Problem details.
Output the data word for word, dropping every image.

Material.
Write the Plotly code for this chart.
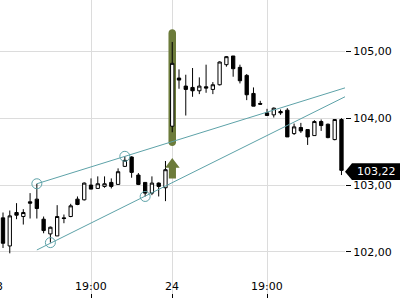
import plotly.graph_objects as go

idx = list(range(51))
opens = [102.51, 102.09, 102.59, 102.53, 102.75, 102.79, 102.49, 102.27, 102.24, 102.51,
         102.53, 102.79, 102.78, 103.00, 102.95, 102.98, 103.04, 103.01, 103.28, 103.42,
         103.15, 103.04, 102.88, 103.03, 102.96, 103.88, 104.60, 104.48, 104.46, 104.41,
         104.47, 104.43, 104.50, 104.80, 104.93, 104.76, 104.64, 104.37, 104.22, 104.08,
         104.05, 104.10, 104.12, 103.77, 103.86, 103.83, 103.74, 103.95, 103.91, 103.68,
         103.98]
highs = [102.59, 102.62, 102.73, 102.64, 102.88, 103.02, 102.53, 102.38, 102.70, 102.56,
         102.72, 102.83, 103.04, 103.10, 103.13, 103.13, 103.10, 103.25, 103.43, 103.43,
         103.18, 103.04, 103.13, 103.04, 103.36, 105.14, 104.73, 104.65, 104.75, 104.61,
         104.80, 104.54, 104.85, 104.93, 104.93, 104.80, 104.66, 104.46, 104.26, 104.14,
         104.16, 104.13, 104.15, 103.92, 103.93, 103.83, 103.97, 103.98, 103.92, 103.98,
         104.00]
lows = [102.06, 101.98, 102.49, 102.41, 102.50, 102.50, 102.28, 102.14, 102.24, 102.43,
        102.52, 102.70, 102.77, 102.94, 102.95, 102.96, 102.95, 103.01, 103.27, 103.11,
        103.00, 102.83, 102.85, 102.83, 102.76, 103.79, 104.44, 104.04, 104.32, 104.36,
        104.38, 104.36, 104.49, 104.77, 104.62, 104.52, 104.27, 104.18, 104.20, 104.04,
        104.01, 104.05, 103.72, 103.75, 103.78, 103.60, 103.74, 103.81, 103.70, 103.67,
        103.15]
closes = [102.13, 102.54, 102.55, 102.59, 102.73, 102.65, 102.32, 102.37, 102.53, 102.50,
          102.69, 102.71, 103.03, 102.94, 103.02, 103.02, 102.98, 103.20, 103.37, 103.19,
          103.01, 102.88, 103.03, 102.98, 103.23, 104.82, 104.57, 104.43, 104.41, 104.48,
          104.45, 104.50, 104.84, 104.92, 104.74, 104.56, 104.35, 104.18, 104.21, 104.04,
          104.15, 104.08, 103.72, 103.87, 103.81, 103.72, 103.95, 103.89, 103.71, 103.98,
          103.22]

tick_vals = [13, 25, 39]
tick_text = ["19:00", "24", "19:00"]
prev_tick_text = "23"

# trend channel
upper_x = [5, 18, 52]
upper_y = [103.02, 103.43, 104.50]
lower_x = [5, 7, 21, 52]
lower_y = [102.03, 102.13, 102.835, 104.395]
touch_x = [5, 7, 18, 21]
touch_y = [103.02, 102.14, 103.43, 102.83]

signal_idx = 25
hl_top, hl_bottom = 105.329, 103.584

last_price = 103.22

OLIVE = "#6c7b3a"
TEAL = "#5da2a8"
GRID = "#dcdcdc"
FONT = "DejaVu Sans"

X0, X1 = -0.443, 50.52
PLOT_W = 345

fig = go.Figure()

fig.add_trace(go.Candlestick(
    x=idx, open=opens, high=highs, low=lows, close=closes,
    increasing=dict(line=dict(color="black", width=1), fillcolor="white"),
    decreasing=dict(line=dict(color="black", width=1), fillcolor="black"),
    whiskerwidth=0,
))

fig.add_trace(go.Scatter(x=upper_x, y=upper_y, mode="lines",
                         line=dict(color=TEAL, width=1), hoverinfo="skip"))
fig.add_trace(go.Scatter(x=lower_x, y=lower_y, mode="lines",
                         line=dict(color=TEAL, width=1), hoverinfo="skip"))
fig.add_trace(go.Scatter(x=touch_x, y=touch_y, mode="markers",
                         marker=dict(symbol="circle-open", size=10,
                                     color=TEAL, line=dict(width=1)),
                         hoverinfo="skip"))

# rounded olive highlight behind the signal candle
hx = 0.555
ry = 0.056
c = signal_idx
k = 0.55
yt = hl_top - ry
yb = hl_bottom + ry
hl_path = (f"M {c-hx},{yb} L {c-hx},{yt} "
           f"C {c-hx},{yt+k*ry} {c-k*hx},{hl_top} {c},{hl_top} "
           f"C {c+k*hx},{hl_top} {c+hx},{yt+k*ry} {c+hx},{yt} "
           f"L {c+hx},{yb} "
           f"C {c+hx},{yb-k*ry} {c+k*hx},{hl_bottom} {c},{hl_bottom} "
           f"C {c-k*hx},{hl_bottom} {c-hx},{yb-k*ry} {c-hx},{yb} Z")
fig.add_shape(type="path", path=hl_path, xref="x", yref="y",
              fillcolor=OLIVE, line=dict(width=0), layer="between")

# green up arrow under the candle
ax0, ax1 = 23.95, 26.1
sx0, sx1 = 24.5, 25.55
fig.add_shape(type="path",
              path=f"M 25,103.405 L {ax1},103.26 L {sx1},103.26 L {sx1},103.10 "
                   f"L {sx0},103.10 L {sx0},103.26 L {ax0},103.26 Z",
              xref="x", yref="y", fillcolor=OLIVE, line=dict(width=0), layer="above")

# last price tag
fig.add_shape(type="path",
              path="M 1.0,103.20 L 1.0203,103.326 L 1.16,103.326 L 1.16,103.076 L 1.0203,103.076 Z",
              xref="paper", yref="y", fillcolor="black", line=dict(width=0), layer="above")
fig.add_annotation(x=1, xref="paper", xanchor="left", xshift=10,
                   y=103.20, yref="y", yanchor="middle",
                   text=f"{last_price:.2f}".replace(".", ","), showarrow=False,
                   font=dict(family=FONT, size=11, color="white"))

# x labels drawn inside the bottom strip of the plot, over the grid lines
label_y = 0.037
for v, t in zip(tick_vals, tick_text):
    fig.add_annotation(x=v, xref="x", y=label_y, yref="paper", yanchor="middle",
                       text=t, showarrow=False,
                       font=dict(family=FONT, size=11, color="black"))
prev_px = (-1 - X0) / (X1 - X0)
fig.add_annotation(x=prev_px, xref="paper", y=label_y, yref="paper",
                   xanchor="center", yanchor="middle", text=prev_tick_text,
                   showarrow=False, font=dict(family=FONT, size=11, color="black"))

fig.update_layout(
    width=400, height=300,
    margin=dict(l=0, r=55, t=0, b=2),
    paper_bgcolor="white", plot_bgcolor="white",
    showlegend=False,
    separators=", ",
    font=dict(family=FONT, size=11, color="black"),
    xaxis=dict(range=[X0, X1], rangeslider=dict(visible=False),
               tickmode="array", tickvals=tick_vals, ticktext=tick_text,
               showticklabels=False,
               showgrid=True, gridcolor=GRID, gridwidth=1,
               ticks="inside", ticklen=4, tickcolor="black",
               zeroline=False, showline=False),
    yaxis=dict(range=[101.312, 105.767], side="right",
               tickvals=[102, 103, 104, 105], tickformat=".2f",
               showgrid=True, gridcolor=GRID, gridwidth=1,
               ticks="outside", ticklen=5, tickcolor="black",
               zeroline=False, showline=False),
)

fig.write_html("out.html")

Problem solution.
Write the Plotly code for this chart.
import plotly.graph_objects as go

idx = list(range(51))
opens = [102.51, 102.09, 102.59, 102.53, 102.75, 102.79, 102.49, 102.27, 102.24, 102.51,
         102.53, 102.79, 102.78, 103.00, 102.95, 102.98, 103.04, 103.01, 103.28, 103.42,
         103.15, 103.04, 102.88, 103.03, 102.96, 103.88, 104.60, 104.48, 104.46, 104.41,
         104.47, 104.43, 104.50, 104.80, 104.93, 104.76, 104.64, 104.37, 104.22, 104.08,
         104.05, 104.10, 104.12, 103.77, 103.86, 103.83, 103.74, 103.95, 103.91, 103.68,
         103.98]
highs = [102.59, 102.62, 102.73, 102.64, 102.88, 103.02, 102.53, 102.38, 102.70, 102.56,
         102.72, 102.83, 103.04, 103.10, 103.13, 103.13, 103.10, 103.25, 103.43, 103.43,
         103.18, 103.04, 103.13, 103.04, 103.36, 105.14, 104.73, 104.65, 104.75, 104.61,
         104.80, 104.54, 104.85, 104.93, 104.93, 104.80, 104.66, 104.46, 104.26, 104.14,
         104.16, 104.13, 104.15, 103.92, 103.93, 103.83, 103.97, 103.98, 103.92, 103.98,
         104.00]
lows = [102.06, 101.98, 102.49, 102.41, 102.50, 102.50, 102.28, 102.14, 102.24, 102.43,
        102.52, 102.70, 102.77, 102.94, 102.95, 102.96, 102.95, 103.01, 103.27, 103.11,
        103.00, 102.83, 102.85, 102.83, 102.76, 103.79, 104.44, 104.04, 104.32, 104.36,
        104.38, 104.36, 104.49, 104.77, 104.62, 104.52, 104.27, 104.18, 104.20, 104.04,
        104.01, 104.05, 103.72, 103.75, 103.78, 103.60, 103.74, 103.81, 103.70, 103.67,
        103.15]
closes = [102.13, 102.54, 102.55, 102.59, 102.73, 102.65, 102.32, 102.37, 102.53, 102.50,
          102.69, 102.71, 103.03, 102.94, 103.02, 103.02, 102.98, 103.20, 103.37, 103.19,
          103.01, 102.88, 103.03, 102.98, 103.23, 104.82, 104.57, 104.43, 104.41, 104.48,
          104.45, 104.50, 104.84, 104.92, 104.74, 104.56, 104.35, 104.18, 104.21, 104.04,
          104.15, 104.08, 103.72, 103.87, 103.81, 103.72, 103.95, 103.89, 103.71, 103.98,
          103.22]

tick_vals = [13, 25, 39]
tick_text = ["19:00", "24", "19:00"]
prev_tick_text = "23"

# trend channel
upper_x = [5, 18, 52]
upper_y = [103.02, 103.43, 104.50]
lower_x = [5, 7, 21, 52]
lower_y = [102.03, 102.13, 102.835, 104.395]
touch_x = [5, 7, 18, 21]
touch_y = [103.02, 102.14, 103.43, 102.83]

signal_idx = 25
hl_top, hl_bottom = 105.329, 103.584

last_price = 103.22

OLIVE = "#6c7b3a"
TEAL = "#5da2a8"
GRID = "#dcdcdc"
FONT = "DejaVu Sans"

X0, X1 = -0.443, 50.52
PLOT_W = 345

fig = go.Figure()

fig.add_trace(go.Candlestick(
    x=idx, open=opens, high=highs, low=lows, close=closes,
    increasing=dict(line=dict(color="black", width=1), fillcolor="white"),
    decreasing=dict(line=dict(color="black", width=1), fillcolor="black"),
    whiskerwidth=0,
))

fig.add_trace(go.Scatter(x=upper_x, y=upper_y, mode="lines",
                         line=dict(color=TEAL, width=1), hoverinfo="skip"))
fig.add_trace(go.Scatter(x=lower_x, y=lower_y, mode="lines",
                         line=dict(color=TEAL, width=1), hoverinfo="skip"))
fig.add_trace(go.Scatter(x=touch_x, y=touch_y, mode="markers",
                         marker=dict(symbol="circle-open", size=10,
                                     color=TEAL, line=dict(width=1)),
                         hoverinfo="skip"))

# rounded olive highlight behind the signal candle
hx = 0.555
ry = 0.056
c = signal_idx
k = 0.55
yt = hl_top - ry
yb = hl_bottom + ry
hl_path = (f"M {c-hx},{yb} L {c-hx},{yt} "
           f"C {c-hx},{yt+k*ry} {c-k*hx},{hl_top} {c},{hl_top} "
           f"C {c+k*hx},{hl_top} {c+hx},{yt+k*ry} {c+hx},{yt} "
           f"L {c+hx},{yb} "
           f"C {c+hx},{yb-k*ry} {c+k*hx},{hl_bottom} {c},{hl_bottom} "
           f"C {c-k*hx},{hl_bottom} {c-hx},{yb-k*ry} {c-hx},{yb} Z")
fig.add_shape(type="path", path=hl_path, xref="x", yref="y",
              fillcolor=OLIVE, line=dict(width=0), layer="between")

# green up arrow under the candle
ax0, ax1 = 23.95, 26.1
sx0, sx1 = 24.5, 25.55
fig.add_shape(type="path",
              path=f"M 25,103.405 L {ax1},103.26 L {sx1},103.26 L {sx1},103.10 "
                   f"L {sx0},103.10 L {sx0},103.26 L {ax0},103.26 Z",
              xref="x", yref="y", fillcolor=OLIVE, line=dict(width=0), layer="above")

# last price tag
fig.add_shape(type="path",
              path="M 1.0,103.20 L 1.0203,103.326 L 1.16,103.326 L 1.16,103.076 L 1.0203,103.076 Z",
              xref="paper", yref="y", fillcolor="black", line=dict(width=0), layer="above")
fig.add_annotation(x=1, xref="paper", xanchor="left", xshift=10,
                   y=103.20, yref="y", yanchor="middle",
                   text=f"{last_price:.2f}".replace(".", ","), showarrow=False,
                   font=dict(family=FONT, size=11, color="white"))

# x labels drawn inside the bottom strip of the plot, over the grid lines
label_y = 0.037
for v, t in zip(tick_vals, tick_text):
    fig.add_annotation(x=v, xref="x", y=label_y, yref="paper", yanchor="middle",
                       text=t, showarrow=False,
                       font=dict(family=FONT, size=11, color="black"))
prev_px = (-1 - X0) / (X1 - X0)
fig.add_annotation(x=prev_px, xref="paper", y=label_y, yref="paper",
                   xanchor="center", yanchor="middle", text=prev_tick_text,
                   showarrow=False, font=dict(family=FONT, size=11, color="black"))

fig.update_layout(
    width=400, height=300,
    margin=dict(l=0, r=55, t=0, b=2),
    paper_bgcolor="white", plot_bgcolor="white",
    showlegend=False,
    separators=", ",
    font=dict(family=FONT, size=11, color="black"),
    xaxis=dict(range=[X0, X1], rangeslider=dict(visible=False),
               tickmode="array", tickvals=tick_vals, ticktext=tick_text,
               showticklabels=False,
               showgrid=True, gridcolor=GRID, gridwidth=1,
               ticks="inside", ticklen=4, tickcolor="black",
               zeroline=False, showline=False),
    yaxis=dict(range=[101.312, 105.767], side="right",
               tickvals=[102, 103, 104, 105], tickformat=".2f",
               showgrid=True, gridcolor=GRID, gridwidth=1,
               ticks="outside", ticklen=5, tickcolor="black",
               zeroline=False, showline=False),
)

fig.write_html("out.html")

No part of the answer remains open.